● DATASET ENTRIES:

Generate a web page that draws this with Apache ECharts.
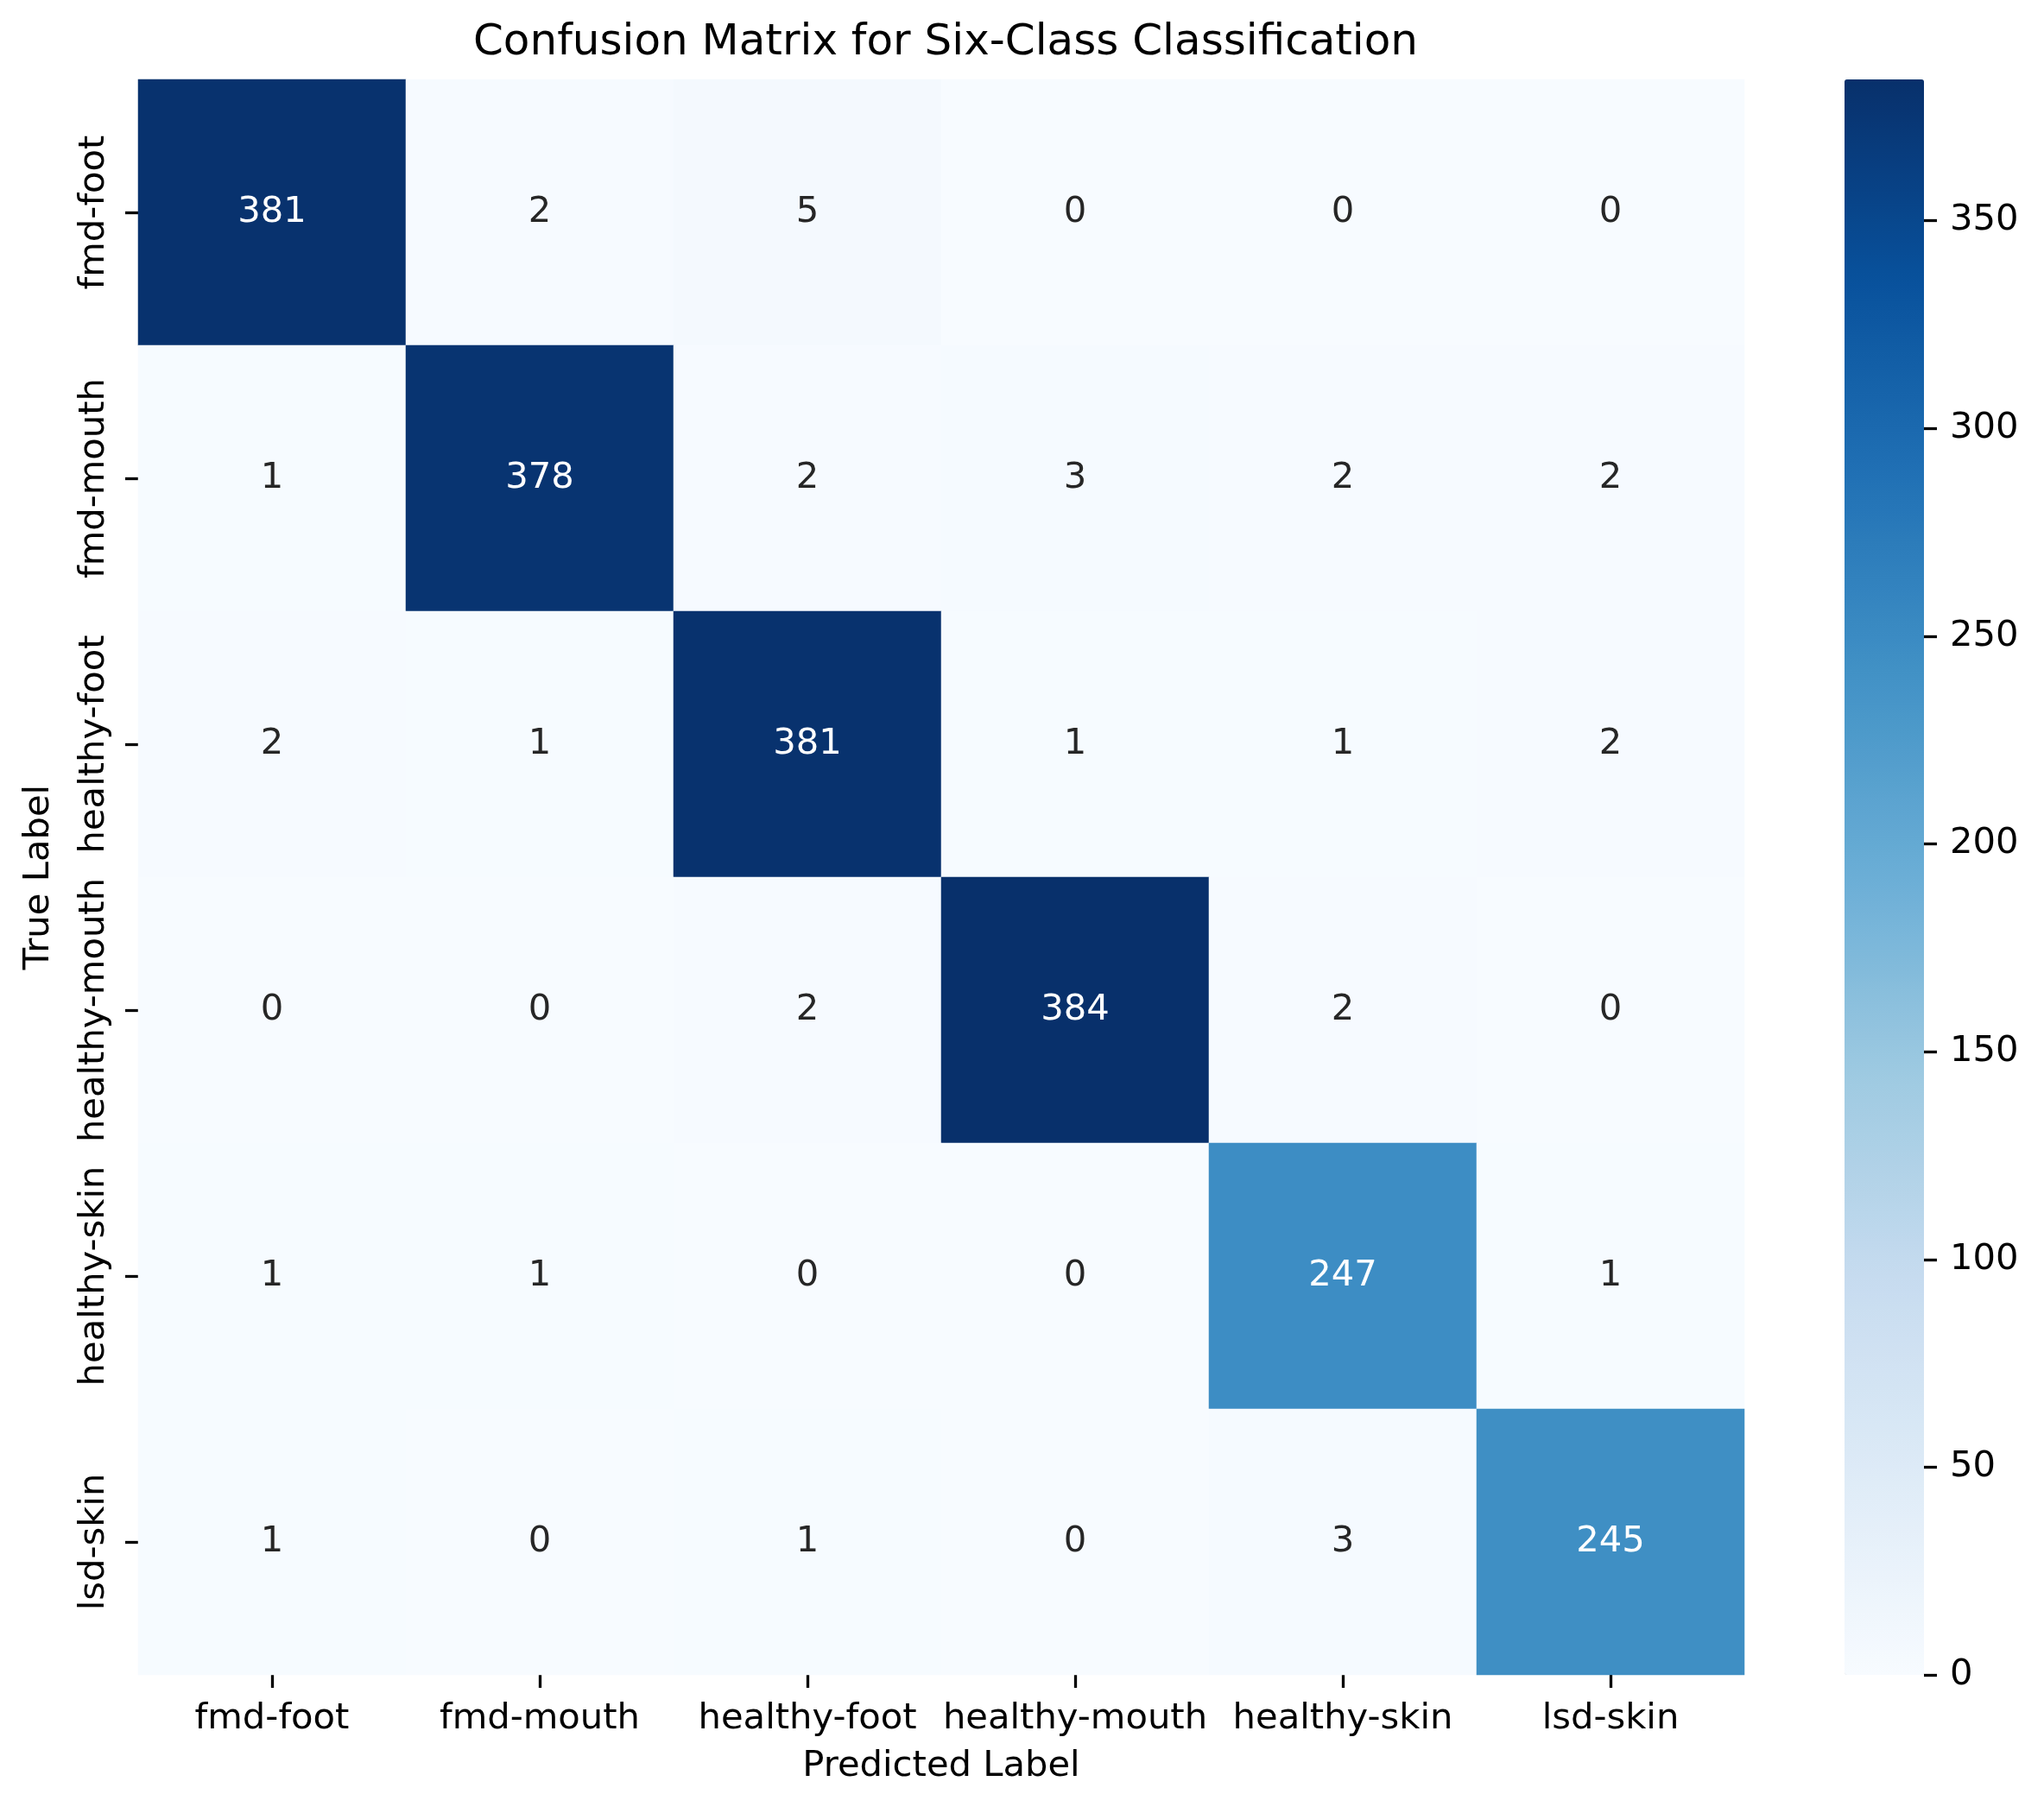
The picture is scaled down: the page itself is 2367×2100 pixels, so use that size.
<!DOCTYPE html>
<html>
<head>
<meta charset="utf-8">
<script src="https://cdn.jsdelivr.net/npm/echarts@6/dist/echarts.min.js"></script>
<style>html,body{margin:0;padding:0;background:#fff}#c{width:2367px;height:2100px}</style>
</head>
<body>
<div id="c"></div>
<script>
const classes = ['fmd-foot', 'fmd-mouth', 'healthy-foot', 'healthy-mouth', 'healthy-skin', 'lsd-skin'];
const row_fmd_foot = [381, 2, 5, 0, 0, 0];
const row_fmd_mouth = [1, 378, 2, 3, 2, 2];
const row_healthy_foot = [2, 1, 381, 1, 1, 2];
const row_healthy_mouth = [0, 0, 2, 384, 2, 0];
const row_healthy_skin = [1, 1, 0, 0, 247, 1];
const row_lsd_skin = [1, 0, 1, 0, 3, 245];
const colorbarTicks = [0, 50, 100, 150, 200, 250, 300, 350];
const vMin = 0, vMax = 384;

const rows = [row_fmd_foot, row_fmd_mouth, row_healthy_foot, row_healthy_mouth, row_healthy_skin, row_lsd_skin];
const blues = ['#f7fbff', '#deebf7', '#c6dbef', '#9ecae1', '#6baed6', '#4292c6', '#2171b5', '#08519c', '#08306b'];
const FS = 41.7;
const FONT = 'DejaVu Sans';

const data = [];
rows.forEach((r, yi) => r.forEach((v, xi) => {
  const dark = (v - vMin) / (vMax - vMin) > 0.48;
  data.push({ value: [xi, yi, v], label: { color: dark ? '#ffffff' : '#262626' } });
}));

const chart = echarts.init(document.getElementById('c'), null, { renderer: 'canvas' });
chart.setOption({
  backgroundColor: '#ffffff',
  animation: false,
  title: {
    text: 'Confusion Matrix for Six-Class Classification',
    left: 1090, top: 20, textAlign: 'center',
    textStyle: { fontFamily: FONT, fontSize: 50, fontWeight: 'normal', color: '#000' }
  },
  grid: [
    { left: 160, top: 92, width: 1860, height: 1848 },
    { left: 2136, top: 92, width: 92, height: 1848 }
  ],
  xAxis: [{
    type: 'category', data: classes, gridIndex: 0,
    name: 'Predicted Label', nameLocation: 'middle', nameGap: 85,
    nameTextStyle: { fontFamily: FONT, fontSize: FS, color: '#000' },
    axisLine: { show: false },
    axisTick: { show: true, alignWithLabel: true, length: 15, lineStyle: { width: 3.3, color: '#000' } },
    axisLabel: { fontFamily: FONT, fontSize: FS, color: '#000', margin: 30, interval: 0 },
    splitLine: { show: false }
  }, {
    type: 'category', data: ['c'], gridIndex: 1, show: false
  }],
  yAxis: [{
    type: 'category', data: classes, gridIndex: 0, inverse: true,
    name: 'True Label', nameLocation: 'middle', nameGap: 94, nameRotate: 90,
    nameTextStyle: { fontFamily: FONT, fontSize: FS, color: '#000' },
    axisLine: { show: false },
    axisTick: { show: true, alignWithLabel: true, length: 15, lineStyle: { width: 3.3, color: '#000' } },
    axisLabel: { fontFamily: FONT, fontSize: FS, color: '#000', margin: 30, rotate: 90, interval: 0 },
    splitLine: { show: false }
  }, {
    type: 'value', gridIndex: 1, min: vMin, max: vMax, position: 'right',
    axisLine: { show: false },
    axisTick: { show: true, length: 15, customValues: colorbarTicks, lineStyle: { width: 3.3, color: '#000' } },
    axisLabel: { fontFamily: FONT, fontSize: FS, color: '#000', margin: 30, customValues: colorbarTicks },
    splitLine: { show: false }
  }],
  visualMap: {
    type: 'continuous', min: vMin, max: vMax, seriesIndex: 0,
    calculable: false, show: true, orient: 'vertical',
    left: 2136, top: 92, itemWidth: 92, itemHeight: 1848, padding: 0,
    text: null, showLabel: false,
    inRange: { color: blues }
  },
  series: [{
    type: 'heatmap', xAxisIndex: 0, yAxisIndex: 0, data: data,
    label: { show: true, fontFamily: FONT, fontSize: FS },
    itemStyle: { borderWidth: 0 },
    emphasis: { disabled: true }
  }, {
    type: 'scatter', xAxisIndex: 1, yAxisIndex: 1, data: [], silent: true
  }]
});
</script>
</body>
</html>
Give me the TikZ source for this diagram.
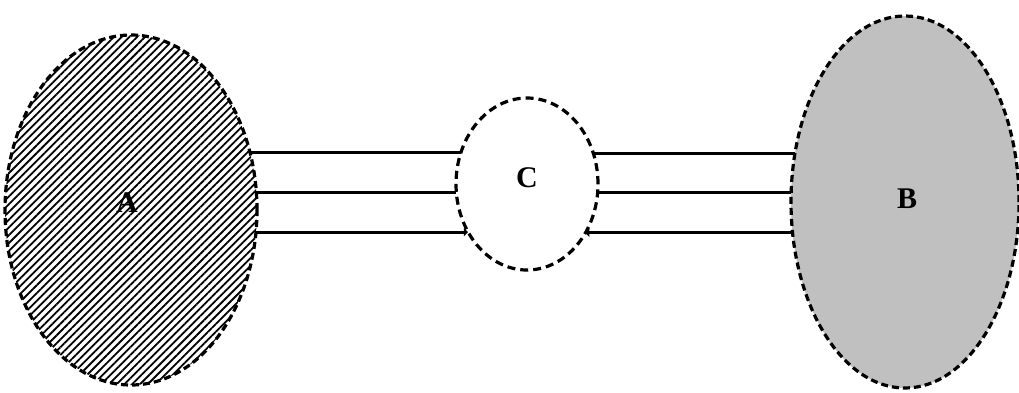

● WHAT THE TASK ASKS:
Repeat the lines above exactly, and keep every picture out.

● COMPLETED TASK:
Generate a web page that draws this with Apache ECharts.
The picture is scaled down: the page itself is 2367×2100 pixels, so use that size.
<!DOCTYPE html>
<html>
<head>
<meta charset="utf-8">
<script src="https://cdn.jsdelivr.net/npm/echarts@6/dist/echarts.min.js"></script>
<style>html,body{margin:0;padding:0;background:#fff}#c{width:2367px;height:2100px}</style>
</head>
<body>
<div id="c"></div>
<script>
const classes = ['fmd-foot', 'fmd-mouth', 'healthy-foot', 'healthy-mouth', 'healthy-skin', 'lsd-skin'];
const row_fmd_foot = [381, 2, 5, 0, 0, 0];
const row_fmd_mouth = [1, 378, 2, 3, 2, 2];
const row_healthy_foot = [2, 1, 381, 1, 1, 2];
const row_healthy_mouth = [0, 0, 2, 384, 2, 0];
const row_healthy_skin = [1, 1, 0, 0, 247, 1];
const row_lsd_skin = [1, 0, 1, 0, 3, 245];
const colorbarTicks = [0, 50, 100, 150, 200, 250, 300, 350];
const vMin = 0, vMax = 384;

const rows = [row_fmd_foot, row_fmd_mouth, row_healthy_foot, row_healthy_mouth, row_healthy_skin, row_lsd_skin];
const blues = ['#f7fbff', '#deebf7', '#c6dbef', '#9ecae1', '#6baed6', '#4292c6', '#2171b5', '#08519c', '#08306b'];
const FS = 41.7;
const FONT = 'DejaVu Sans';

const data = [];
rows.forEach((r, yi) => r.forEach((v, xi) => {
  const dark = (v - vMin) / (vMax - vMin) > 0.48;
  data.push({ value: [xi, yi, v], label: { color: dark ? '#ffffff' : '#262626' } });
}));

const chart = echarts.init(document.getElementById('c'), null, { renderer: 'canvas' });
chart.setOption({
  backgroundColor: '#ffffff',
  animation: false,
  title: {
    text: 'Confusion Matrix for Six-Class Classification',
    left: 1090, top: 20, textAlign: 'center',
    textStyle: { fontFamily: FONT, fontSize: 50, fontWeight: 'normal', color: '#000' }
  },
  grid: [
    { left: 160, top: 92, width: 1860, height: 1848 },
    { left: 2136, top: 92, width: 92, height: 1848 }
  ],
  xAxis: [{
    type: 'category', data: classes, gridIndex: 0,
    name: 'Predicted Label', nameLocation: 'middle', nameGap: 85,
    nameTextStyle: { fontFamily: FONT, fontSize: FS, color: '#000' },
    axisLine: { show: false },
    axisTick: { show: true, alignWithLabel: true, length: 15, lineStyle: { width: 3.3, color: '#000' } },
    axisLabel: { fontFamily: FONT, fontSize: FS, color: '#000', margin: 30, interval: 0 },
    splitLine: { show: false }
  }, {
    type: 'category', data: ['c'], gridIndex: 1, show: false
  }],
  yAxis: [{
    type: 'category', data: classes, gridIndex: 0, inverse: true,
    name: 'True Label', nameLocation: 'middle', nameGap: 94, nameRotate: 90,
    nameTextStyle: { fontFamily: FONT, fontSize: FS, color: '#000' },
    axisLine: { show: false },
    axisTick: { show: true, alignWithLabel: true, length: 15, lineStyle: { width: 3.3, color: '#000' } },
    axisLabel: { fontFamily: FONT, fontSize: FS, color: '#000', margin: 30, rotate: 90, interval: 0 },
    splitLine: { show: false }
  }, {
    type: 'value', gridIndex: 1, min: vMin, max: vMax, position: 'right',
    axisLine: { show: false },
    axisTick: { show: true, length: 15, customValues: colorbarTicks, lineStyle: { width: 3.3, color: '#000' } },
    axisLabel: { fontFamily: FONT, fontSize: FS, color: '#000', margin: 30, customValues: colorbarTicks },
    splitLine: { show: false }
  }],
  visualMap: {
    type: 'continuous', min: vMin, max: vMax, seriesIndex: 0,
    calculable: false, show: true, orient: 'vertical',
    left: 2136, top: 92, itemWidth: 92, itemHeight: 1848, padding: 0,
    text: null, showLabel: false,
    inRange: { color: blues }
  },
  series: [{
    type: 'heatmap', xAxisIndex: 0, yAxisIndex: 0, data: data,
    label: { show: true, fontFamily: FONT, fontSize: FS },
    itemStyle: { borderWidth: 0 },
    emphasis: { disabled: true }
  }, {
    type: 'scatter', xAxisIndex: 1, yAxisIndex: 1, data: [], silent: true
  }]
});
</script>
</body>
</html>
Give me the TikZ source for this diagram.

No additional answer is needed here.